The flushing settings only make sense relative to your storage. On NVMe you can flush far more aggressively than on a network volume. The relevant knobs in my.cnf:

[mysqld]
innodb_buffer_pool_size        = 24G
innodb_io_capacity             = 2000
innodb_io_capacity_max         = 4000
innodb_flush_neighbors         = 0
innodb_max_dirty_pages_pct     = 75
innodb_log_file_size           = 4G
innodb_flush_log_at_trx_commit = 1

innodb_flush_neighbors = 0 is right for SSD/NVMe — the “flush adjacent pages” optimization only helps spinning disks. innodb_io_capacity should reflect what your disk can sustain; setting it to 20000 on a volume that does 3000 IOPS just makes InnoDB lie to itself. I ask the model to sanity-check my proposed values against the disk’s measured fio numbers, but I never let it pick io_capacity from thin air — I measure the disk first.

innodb_flush_log_at_trx_commit = 1 is the durable setting (flush and sync on every commit). Some advice online suggests 2 for “performance,” but that means you can lose a second of committed transactions on a crash. I don’t accept that trade unless the data is genuinely reconstructable, and I make AI state the durability cost explicitly before recommending it.
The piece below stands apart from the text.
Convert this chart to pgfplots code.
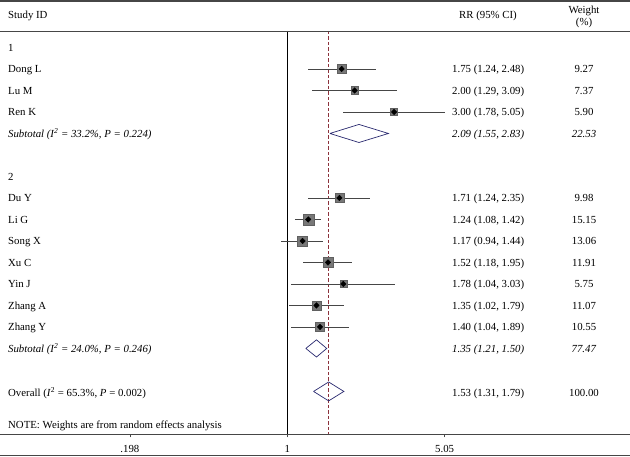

Change one thing, measure, repeat

The cardinal rule: change one variable at a time and watch it for a real traffic cycle. Most of these are dynamic, so you can test without a restart:

SET GLOBAL innodb_io_capacity = 2000;
SET GLOBAL innodb_io_capacity_max = 4000;
SET GLOBAL innodb_buffer_pool_size = 25769803776;  -- 24G, online resize 5.7.5+

After each change, I re-pull the counters and the status section and ask the AI whether the metric it flagged actually improved. Did the dirty page percentage come down? Did Innodb_buffer_pool_reads per second drop? If the number it predicted would improve didn’t, the hypothesis was wrong and I roll back. This loop — change, measure, confirm against the predicted metric — is what keeps you from cargo-culting settings off the internet. There’s more workload-specific tuning in the MySQL category.
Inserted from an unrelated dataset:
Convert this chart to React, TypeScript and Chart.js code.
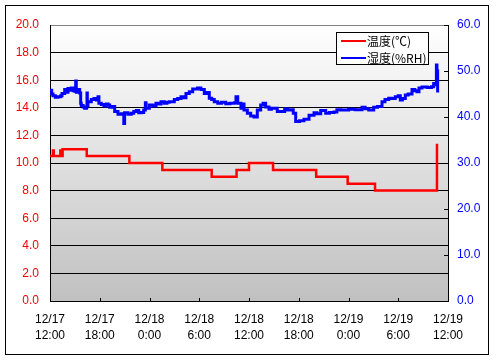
import React, { useEffect, useRef } from 'react';
import { Chart, registerables } from 'chart.js';
Chart.register(...registerables);

const seriesNames = ['温度(℃)', '湿度(%RH)'];
const xTickHours = [0, 6, 12, 18, 24, 30, 36, 42, 48];
const xTickLabels = [
  ['12/17', '12:00'], ['12/17', '18:00'], ['12/18', '0:00'], ['12/18', '6:00'],
  ['12/18', '12:00'], ['12/18', '18:00'], ['12/19', '0:00'], ['12/19', '6:00'], ['12/19', '12:00'],
];

const tempHours = [0, 0.35, 0.45, 1.25, 1.3, 1.52, 4.43, 9.57, 13.55, 19.5, 22.5, 24.0, 26.9, 32.1, 35.9, 39.2, 46.67];
const tempValues = [10.5, 10.9, 10.5, 10.9, 10.5, 11.0, 10.5, 10.0, 9.5, 9.0, 9.5, 10.0, 9.5, 9.0, 8.5, 8.0, 11.4];

const humidHours = [
  0, 0.2, 0.36, 0.64, 0.96, 1.3, 1.45, 1.77, 2.0, 2.17, 2.4, 2.57, 2.8, 2.98, 3.1, 3.17, 3.4, 3.58, 3.7, 3.77,
  4.0, 4.18, 4.4, 4.46, 4.5, 4.58, 4.98, 5.3, 5.6, 5.79, 5.9, 6.19, 6.5, 6.79, 7.0, 7.2, 7.5, 7.8, 8.2, 8.6,
  8.9, 9.0, 9.4, 9.8, 10.1, 10.41, 10.7, 11.01, 11.3, 11.5, 11.58, 11.98, 12.4, 12.78, 13.1, 13.39, 13.78, 14.1, 14.39, 14.99,
  15.4, 15.8, 16.1, 16.4, 16.8, 17.21, 17.8, 18.2, 18.61, 18.9, 19.21, 19.5, 19.81, 20.23, 20.7, 21.2, 21.7, 22.23, 22.43, 22.64,
  23.03, 23.2, 23.4, 23.8, 24.2, 24.6, 25.0, 25.41, 25.7, 26.01, 26.41, 26.7, 27.01, 27.41, 28.02, 28.3, 28.62, 29.0, 29.34, 29.63,
  30.1, 30.63, 31.24, 31.84, 32.2, 32.65, 33.25, 33.7, 34.25, 34.6, 35.06, 35.46, 36.02, 36.8, 37.63, 38.0, 38.44, 39.04, 39.5, 40.04,
  40.4, 40.85, 41.2, 41.64, 42.0, 42.25, 42.5, 42.85, 43.2, 43.66, 44.0, 44.26, 44.5, 44.86, 45.5, 46.0, 46.27, 46.5, 46.6, 46.67, 46.75,
];
const humidValues = [
  45.8, 45.0, 44.6, 44.3, 44.4, 44.6, 45.1, 46.0, 45.4, 46.2, 45.8, 46.3, 45.7, 45.6, 47.8, 45.4, 46.0, 45.2, 43.0, 42.5,
  42.2, 41.9, 42.2, 45.2, 42.5, 43.3, 43.8, 44.0, 43.7, 44.4, 43.0, 42.7, 42.4, 42.8, 42.6, 42.1, 42.3, 41.2, 40.6, 40.7,
  38.6, 40.9, 40.6, 40.8, 41.2, 41.4, 40.9, 41.0, 41.5, 43.1, 41.9, 42.6, 42.4, 43.0, 42.8, 43.3, 43.0, 43.2, 43.3, 43.8,
  44.0, 44.4, 44.2, 45.1, 45.5, 46.1, 46.3, 46.0, 45.1, 45.3, 44.1, 43.8, 43.3, 43.0, 43.2, 42.9, 43.0, 43.1, 44.4, 43.0,
  41.9, 42.8, 41.5, 40.8, 40.2, 40.0, 41.5, 42.6, 43.0, 42.2, 41.7, 41.9, 41.9, 41.2, 41.2, 41.8, 41.5, 41.6, 40.8, 39.0,
  39.2, 39.5, 40.4, 40.9, 40.7, 41.4, 40.8, 41.0, 41.1, 41.6, 41.5, 41.5, 41.7, 41.6, 42.1, 41.8, 41.5, 42.1, 42.3, 43.3,
  43.8, 44.1, 44.0, 44.4, 44.6, 43.7, 44.0, 44.8, 45.0, 46.0, 45.7, 45.5, 46.3, 46.5, 46.4, 46.6, 47.3, 47.0, 51.3, 50.0, 45.3,
];

const seriesColors = ['#ff0000', '#0000ff'];
const FONT = '"Liberation Sans", Arial, sans-serif';
const CJK = '"Noto Sans CJK JP", "Liberation Sans", sans-serif';

const decor = {
  id: 'decor',
  beforeDraw(chart: any) {
    const { ctx, chartArea: a } = chart;
    ctx.save();
    ctx.fillStyle = '#ffffff';
    ctx.fillRect(0, 0, chart.width, chart.height);
    const g = ctx.createLinearGradient(0, a.top, 0, a.bottom);
    g.addColorStop(0, '#ffffff');
    g.addColorStop(1, '#c0c0c0');
    ctx.fillStyle = g;
    ctx.fillRect(a.left, a.top, a.right - a.left, a.bottom - a.top);
    ctx.strokeStyle = '#000';
    ctx.lineWidth = 1;
    ctx.strokeRect(5.5, 5.5, 483, 349);
    ctx.restore();
  },
  afterDraw(chart: any) {
    const { ctx, chartArea: a } = chart;
    const y2 = chart.scales.y2;
    const x = chart.scales.x;
    ctx.save();
    ctx.strokeStyle = '#000';
    ctx.lineWidth = 1;
    ctx.beginPath();
    y2.ticks.forEach((t: any) => {
      const py = Math.round(y2.getPixelForValue(t.value)) + 0.5;
      ctx.moveTo(a.right - 4, py);
      ctx.lineTo(a.right, py);
    });
    x.ticks.forEach((t: any) => {
      const px = Math.round(x.getPixelForValue(t.value)) + 0.5;
      ctx.moveTo(px, a.bottom);
      ctx.lineTo(px, a.bottom - 3);
    });
    ctx.stroke();
    // legend
    const lx = 336, ly = 32, lw = 92, lh = 32;
    ctx.fillStyle = '#ffffff';
    ctx.fillRect(lx, ly, lw, lh);
    ctx.strokeRect(lx + 0.5, ly + 0.5, lw, lh);
    const rows = [41, 58];
    seriesNames.forEach((name, i) => {
      ctx.strokeStyle = seriesColors[i];
      ctx.lineWidth = 2;
      ctx.beginPath();
      ctx.moveTo(341, rows[i]);
      ctx.lineTo(366, rows[i]);
      ctx.stroke();
      ctx.fillStyle = '#000';
      ctx.font = `12px ${CJK}`;
      ctx.textBaseline = 'middle';
      ctx.textAlign = 'left';
      ctx.fillText(name, 367, rows[i]);
    });
    ctx.restore();
  },
};

export default function App() {
  const ref = useRef<HTMLCanvasElement>(null);
  useEffect(() => {
    const tempData = tempHours.map((h, i) => ({ x: h, y: tempValues[i] }));
    const humidData = humidHours.map((h, i) => ({ x: h, y: humidValues[i] }));
    const chart = new Chart(ref.current as HTMLCanvasElement, {
      type: 'line',
      data: {
        datasets: [
          {
            label: seriesNames[0], data: tempData, yAxisID: 'y', borderColor: seriesColors[0],
            borderWidth: 2.5, pointRadius: 0, stepped: 'before', fill: false,
          },
          {
            label: seriesNames[1], data: humidData, yAxisID: 'y2', borderColor: seriesColors[1],
            borderWidth: 3, pointRadius: 0, stepped: 'before', fill: false,
          },
        ],
      },
      options: {
        animation: false,
        responsive: false,
        layout: { padding: { top: 25, left: 0, right: 0, bottom: 0 } },
        plugins: { legend: { display: false }, tooltip: { enabled: false } },
        scales: {
          x: {
            type: 'linear', min: 0, max: 48,
            afterBuildTicks: (s: any) => { s.ticks = xTickHours.map((v) => ({ value: v })); },
            ticks: {
              autoSkip: false, maxRotation: 0, padding: 11, color: '#000',
              font: { family: FONT, size: 12, lineHeight: 16 / 12 },
              callback: (v: any) => xTickLabels[xTickHours.indexOf(Number(v))] || '',
            },
            grid: { display: false, drawTicks: false },
            border: { display: true, color: '#000', width: 1 },
            afterFit: (s: any) => { s.height = 60; },
          },
          y: {
            position: 'left', min: 0, max: 20,
            ticks: {
              stepSize: 2, padding: 11, color: '#ff0000',
              font: { family: FONT, size: 12 },
              callback: (v: any) => Number(v).toFixed(1),
            },
            grid: {
              drawTicks: false,
              color: (c: any) => (c.tick && c.tick.value === 20 ? '#808080' : '#000000'),
              lineWidth: 1,
            },
            border: { display: true, color: '#000', width: 1 },
            afterFit: (s: any) => { s.width = 50; },
          },
          y2: {
            position: 'right', min: 0, max: 60,
            ticks: {
              stepSize: 10, padding: 9, color: '#0000ff',
              font: { family: FONT, size: 12 },
              callback: (v: any) => Number(v).toFixed(1),
            },
            grid: { display: false, drawTicks: false },
            border: { display: true, color: '#000', width: 1 },
            afterFit: (s: any) => { s.width = 49; },
          },
        },
      },
      plugins: [decor],
    } as any);
    return () => chart.destroy();
  }, []);
  return (
    <div style={{ position: 'absolute', left: 0, top: 0, width: 497, height: 361 }}>
      <canvas ref={ref} width={497} height={361} />
    </div>
  );
}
The things AI gets wrong here

Two recurring mistakes I watch for. First, models love to recommend cranking innodb_buffer_pool_size toward 80% of RAM without knowing what else runs on the box. On a shared host that triggers swapping, which is catastrophically slower than InnoDB doing its own disk reads. Always tell the model the total RAM and what else competes for it. Second, AI sometimes recommends increasing innodb_buffer_pool_instances on modern versions where it no longer matters much, or fiddling with deprecated variables. Cross-check any variable name against your server version’s documentation before trusting it.
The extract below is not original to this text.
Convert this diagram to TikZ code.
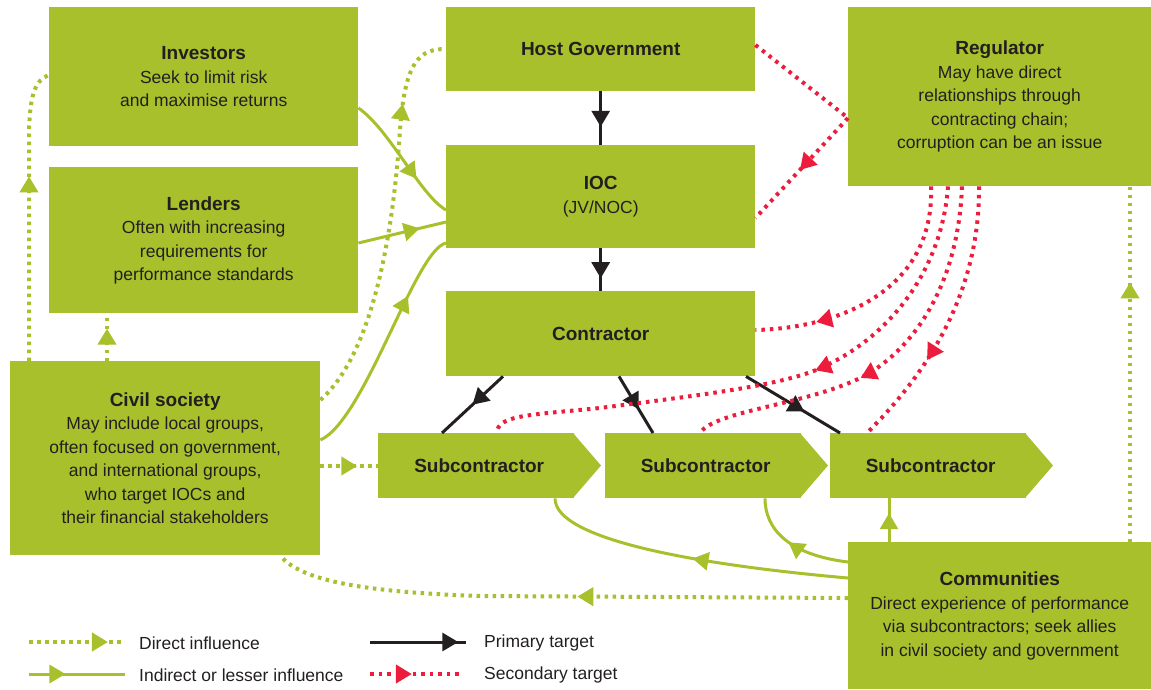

I keep my InnoDB-reading prompts saved so the grounding instructions come along every time; the shared set is at /prompts/. The division of labor holds: AI reads the dense status output and proposes a tuning hypothesis far faster than I can, and I do the measuring on real traffic that tells me whether the hypothesis was right. Tune one knob, confirm the metric it was supposed to move, and never let a chat window pick a number that your disk and your RAM should be deciding.